I have a cronjob setup to run every 10 minutes and it parses the front page threads and then follows and scrapes the media in those threads.

Setup a cronjob:
crontab -e
or
sudo crontab -e

then at the bottom of the file input:
*/10 * * * * python /home/4chan/main.py

Code:

# Edit this file to introduce tasks to be run by cron.

#

# Each task to run has to be defined through a single line

# indicating with different fields when the task will be run

# and what command to run for the task

#

# To define the time you can provide concrete values for

# minute (m), hour (h), day of month (dom), month (mon),

# and day of week (dow) or use '*' in these fields (for 'any').#

# Notice that tasks will be started based on the cron's system

# daemon's notion of time and timezones.

#

# Output of the crontab jobs (including errors) is sent through

# email to the user the crontab file belongs to (unless redirected).

#

# For example, you can run a backup of all your user accounts

# at 5 a.m every week with:

# 0 5 * * 1 tar -zcf /var/backups/home.tgz /home/

#

# For more information see the manual pages of crontab(5) and cron(8)

#

# m h  dom mon dow   command

0 0 */2 * * python /home/craigslist/Rasp1/final_craigslist.py

*/10 * * * * python /home/4chan/main.py

Code:

from bs4 import BeautifulSoup

import urllib

import urllib2

import os



import time



start = time.time()



def get_threads(url, board, dir):





    response = urllib2.urlopen(url)

    soup = BeautifulSoup(response.read(), "lxml")

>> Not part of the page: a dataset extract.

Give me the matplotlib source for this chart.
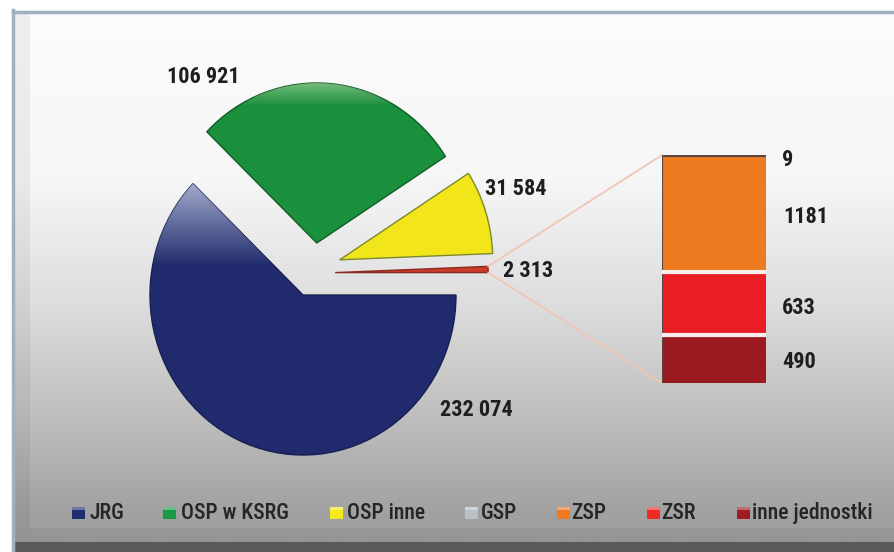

    links = soup.find_all("a", attrs={"class": "replylink"})



    for link in links:

        link_string = link['href']

        thread_id = link_string.split('/')

        print thread_id[1]

        thread_url = "http://boards.4chan.org/" + dir + "/thread/" + thread_id[1]

        thread_response = urllib2.urlopen(thread_url)



        image_urls = BeautifulSoup(thread_response.read(), "lxml")

        images = image_urls.find_all("a", attrs={"class": "fileThumb"})

        # Chage this to the path directory you want to save it to. This was for a usb drive.

        directory = os.path.dirname("/media/4chan/" + thread_id[1])





        if not os.path.exists(directory + "/thread/" + thread_id[1]):

            os.makedirs(directory + "/thread/" + thread_id[1])

        for image in images:

            string = image['href']

            one = string.split('/b/')

            urllib.urlretrieve("http:" + image['href'], directory + "/thread/" + thread_id[1] + "/" + one[1])







prepend = ["boards",]

append = ['b',]



for dir in append:

    for board in prepend:

        print board

        url = "http://{}.4chan.org/{}".format(board, dir)

        print "This is the directory: " + dir

        get_threads(url, board, dir)





end = time.time()

print(end - start)

that's a big order of cheese pizza.

I have Py installed, I will try to get it working if I have time.

Quote:

Originally Posted by xXXtesy10 (Post 20796458)

that's fucking awesome bro! now how much cp you got on your pc?

Inb4 the cops are knocking on johnny's door...again.

Quote:

Originally Posted by MrBottomTooth (Post 20797349)

No shit. That's the last place I'd be scraping images from.

I wonder if Johnny was hangin at the local college library scraping /b/ @ 2am via a bought student id :1orglaugh

What happened to the bot?

Quote:

Originally Posted by MrBottomTooth (Post 20797349)

No shit. That's the last place I'd be scraping images from.

:1orglaugh:1orglaugh:1orglaugh:thumbsup

the bro thing do now is put up paywall and charge for those... list every adult producer as 2257 page.